For a TypeScript monorepo with three packages and a few ADRs:

docs/knowledge/
├── index.md
├── README.md
├── packages/
│   ├── index.md
│   ├── design.md
│   ├── core/index.md        # depends-on /packages/utils
│   ├── cli/index.md         # depends-on /packages/core
│   └── utils/index.md
├── architecture/
│   ├── index.md
│   └── overview.md
└── adrs/
    ├── index.md
    ├── 0001-storage-choice.md
    └── 0002-auth-model.md

After the seed, prompt for semantic edges the manifest can't express:

  • Module → domain (owns, implements): "the billing service owns the invoicing domain"
  • ADR → module/architecture (affects, supersedes): "ADR-0007 affects /packages/auth; it supersedes ADR-0003"
  • Architecture → module (realized-by): "this architecture doc is realized by /services/ingest and /services/api"

Ask the user to name a few; don't infer.

Gotchas

  • Reading source files.
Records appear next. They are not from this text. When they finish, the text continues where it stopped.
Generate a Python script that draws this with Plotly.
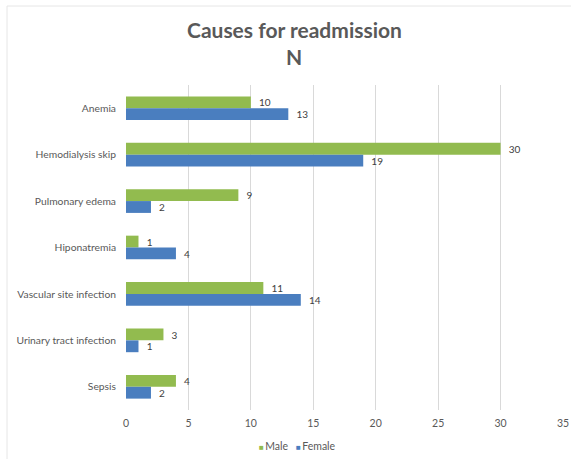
import plotly.graph_objects as go

# Readmission causes, split by sex (counts)
causes = [
    "Anemia",
    "Hemodialysis skip",
    "Pulmonary edema",
    "Hiponatremia",
    "Vascular site infection",
    "Urinary tract infection",
    "Sepsis",
]
male = [10, 30, 9, 1, 11, 3, 4]
female = [13, 19, 2, 4, 14, 1, 2]
x_ticks = [0, 5, 10, 15, 20, 25, 30, 35]

GREEN = "#92bb4f"
BLUE = "#4a7ebf"
TEXT = "#595959"
FONT = "Lato, Carlito, Calibri, sans-serif"

W, H = 572, 460
ML, MR, MT, MB = 126, 9, 85, 50
PW, PH = W - ML - MR, H - MT - MB


def px_x(px):
    return (px - ML) / PW


def px_y(py):
    return (H - MB - py) / PH


fig = go.Figure()
for name, vals, color in (("Male", male, GREEN), ("Female", female, BLUE)):
    fig.add_trace(go.Bar(
        name=name, y=causes, x=vals, orientation="h",
        marker=dict(color=color, line=dict(width=0)),
        text=vals, texttemplate="\u00a0\u00a0%{text}", textposition="outside",
        textfont=dict(size=11, color="#404040", family=FONT),
        cliponaxis=False,
    ))

# compact legend line under the axis
legend_text = (
    f"<span style='color:{GREEN};font-size:8px'>■</span>"
    f"<span style='color:{TEXT}'>\u2009Male\u00a0\u00a0\u00a0</span>"
    f"<span style='color:{BLUE};font-size:8px'>■</span>"
    f"<span style='color:{TEXT}'>\u2009Female</span>"
)

# chart-area border: top and left edges as two separate lines
border = dict(color="#e6e6e6", width=1)
frame_top = dict(type="line", xref="paper", yref="paper",
                 x0=px_x(7), x1=px_x(571), y0=px_y(6), y1=px_y(6),
                 line=border, layer="below")
frame_left = dict(type="line", xref="paper", yref="paper",
                  x0=px_x(7), x1=px_x(7), y0=px_y(6), y1=px_y(459),
                  line=border, layer="below")

fig.update_layout(
    width=W, height=H,
    margin=dict(l=ML, r=MR, t=MT, b=MB, autoexpand=False),
    paper_bgcolor="white", plot_bgcolor="white",
    barmode="group", bargap=0.49, bargroupgap=0,
    font=dict(family=FONT, color=TEXT, size=11),
    showlegend=False,
    xaxis=dict(
        range=[0, 35], tickvals=x_ticks, showgrid=True, gridcolor="#d9d9d9",
        gridwidth=1, zeroline=False, showline=False, automargin=False,
        tickfont=dict(size=10.5, color=TEXT), ticklabelstandoff=5,
    ),
    yaxis=dict(
        autorange="reversed", showgrid=False, zeroline=False, showline=False,
        automargin=False,
        tickfont=dict(size=10.3, color=TEXT), ticklabelstandoff=9,
    ),
    shapes=[frame_top, frame_left],
    annotations=[
        dict(text="<b>Causes for readmission</b>", xref="paper", yref="paper",
             x=px_x(294), y=px_y(30), xanchor="center", yanchor="middle",
             showarrow=False, font=dict(size=21, color=TEXT, family=FONT)),
        dict(text="<b>N</b>", xref="paper", yref="paper",
             x=px_x(294), y=px_y(57), xanchor="center", yanchor="middle",
             showarrow=False, font=dict(size=21, color=TEXT, family=FONT)),
        dict(text=legend_text, xref="paper", yref="paper",
             x=px_x(297), y=px_y(446), xanchor="center", yanchor="middle",
             showarrow=False, font=dict(size=10.5, color=TEXT, family=FONT)),
    ],
)

fig.write_html("out.html")
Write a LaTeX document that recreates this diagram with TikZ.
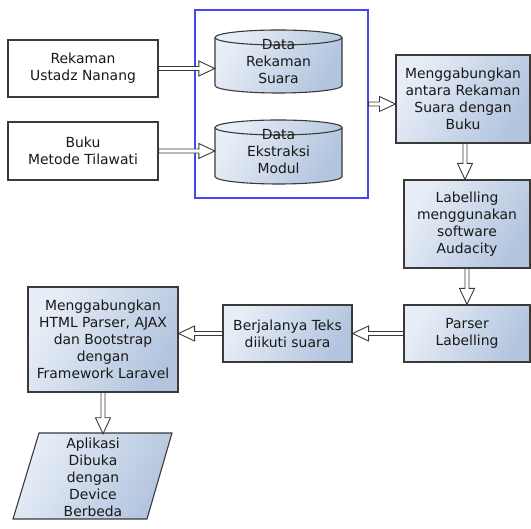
\documentclass[tikz,border=0pt]{standalone}
\usepackage{fontspec}
\setmainfont{DejaVu Sans}
\usetikzlibrary{calc}
\definecolor{lt}{HTML}{E8EEF7}
\definecolor{dk}{HTML}{B2C4DE}
\definecolor{edge}{HTML}{3A3A3A}
\definecolor{grpblue}{HTML}{4646F5}
% block arrow with double shaft and hollow head, from #1 to #2
\newcommand\barrow[2]{%
  \path (#1) coordinate (ba-s) (#2) coordinate (ba-e);
  \path ($(ba-e)!16pt!(ba-s)$) coordinate (ba-h);
  \filldraw[arr] ($(ba-s)!2pt!90:(ba-e)$) -- ($(ba-h)!2pt!-90:(ba-s)$)
     -- ($(ba-h)!7.5pt!-90:(ba-s)$) -- (ba-e) -- ($(ba-h)!7.5pt!90:(ba-s)$)
     -- ($(ba-h)!2pt!90:(ba-s)$) -- ($(ba-s)!2pt!-90:(ba-e)$) -- cycle;
}
% cylinder outline: centre x, centre y, half width, half height
\newcommand\cylshape[4]{%
  \shadedraw[cylst] (#1-#3,#2+#4-7.5) -- (#1-#3,#2-#4+7.5)
    arc[start angle=180,end angle=360,x radius=#3,y radius=7.5]
    -- (#1+#3,#2+#4-7.5)
    arc[start angle=0,end angle=180,x radius=#3,y radius=7.5] -- cycle;
  \draw[draw=edge,line width=1.1pt] (#1-#3,#2+#4-7.5)
    arc[start angle=180,end angle=360,x radius=#3,y radius=7.5];
}
\begin{document}
\begin{tikzpicture}[x=1pt,y=1pt,
  txt/.style={font=\fontsize{13.9}{17}\selectfont, align=center, text=black!90, inner sep=0pt},
  plainbox/.style={txt, draw=edge, line width=1.1pt, fill=white},
  gradbox/.style={txt, draw=edge, line width=1.1pt, left color=lt, right color=dk, shading angle=60},
  cylst/.style={draw=edge, line width=1.1pt, left color=lt, right color=dk, shading angle=60},
  arr/.style={draw=edge, fill=white, line width=0.9pt, line join=miter},
  grpbox/.style={draw=grpblue, line width=1.2pt, inner sep=0pt}]
\useasboundingbox (0,0) rectangle (531,529);

% input boxes
\node[plainbox, minimum width=150pt, minimum height=57pt] (b1) at (83,460.5) {Rekaman\\Ustadz Nanang};
\node[plainbox, minimum width=150pt, minimum height=58pt] (b2) at (83,378) {Buku\\Metode Tilawati};

% group rectangle
\node[grpbox, minimum width=173pt, minimum height=188pt] (grp) at (281.5,425) {};

% cylinders
\cylshape{278.5}{467.5}{63.5}{31.5}
\node[txt, minimum width=127pt, minimum height=63pt] (c1) at (278.5,467.5) {Data\\Rekaman\\Suara};
\cylshape{278.5}{377}{63.5}{32}
\node[txt, minimum width=127pt, minimum height=64pt] (c2) at (278.5,377) {Data\\Ekstraksi\\Modul};

% process boxes
\node[gradbox, minimum width=134pt, minimum height=88pt] (b3) at (463,430) {Menggabungkan\\antara Rekaman\\Suara dengan\\Buku};
\node[gradbox, minimum width=126pt, minimum height=88pt] (b4) at (467,305) {Labelling\\menggunakan\\software\\Audacity};
\node[gradbox, minimum width=126pt, minimum height=57pt] (b5) at (467,195.5) {Parser\\Labelling};
\node[gradbox, minimum width=129pt, minimum height=57pt] (b6) at (287.5,195.5) {Berjalanya Teks\\diikuti suara};
\node[gradbox, minimum width=150pt, minimum height=105pt] (b7) at (103,189.5) {Menggabungkan\\HTML Parser, AJAX\\dan Bootstrap\\dengan\\Framework Laravel};

% output parallelogram
\shadedraw[cylst] (39,96) -- (172,96) -- (147,10) -- (13,10) -- cycle;
\node[txt, minimum width=100pt, minimum height=86pt] (ap) at (93,52) {Aplikasi\\Dibuka\\dengan\\Device\\Berbeda};

% connectors
\barrow{b1.east}{c1.west |- b1.east}
\barrow{b2.east}{c2.west |- b2.east}
\barrow{grp.east}{b3.west |- grp.east}
\barrow{[xshift=2pt]b3.south}{[xshift=2pt]b3.south |- b4.north}
\barrow{b4.south}{b4.south |- b5.north}
\barrow{b5.west}{b6.east |- b5.west}
\barrow{b6.west}{b7.east |- b6.west}
\barrow{b7.south}{b7.south |- ap.north}
\end{tikzpicture}
\end{document}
Spandrel does not compile source. Never open .ts, .py, .go, .rs, .java as content. It poisons the graph with content that isn't the user's authoring.
  • External dep noise. Auto-seeding every npm/PyPI dep as a node buries real structure. Workspace-internal deps only.
  • ADR ID drift. If the repo renames ADRs (ADR-0001ADR-00001) across history, preserve whatever the most recent version uses and add formerly-known-as aliases rather than renaming nodes.
  • README duplication. If the root README reproduces content that's also in architecture/overview.md, pick one canonical source and link from the other rather than maintaining two copies.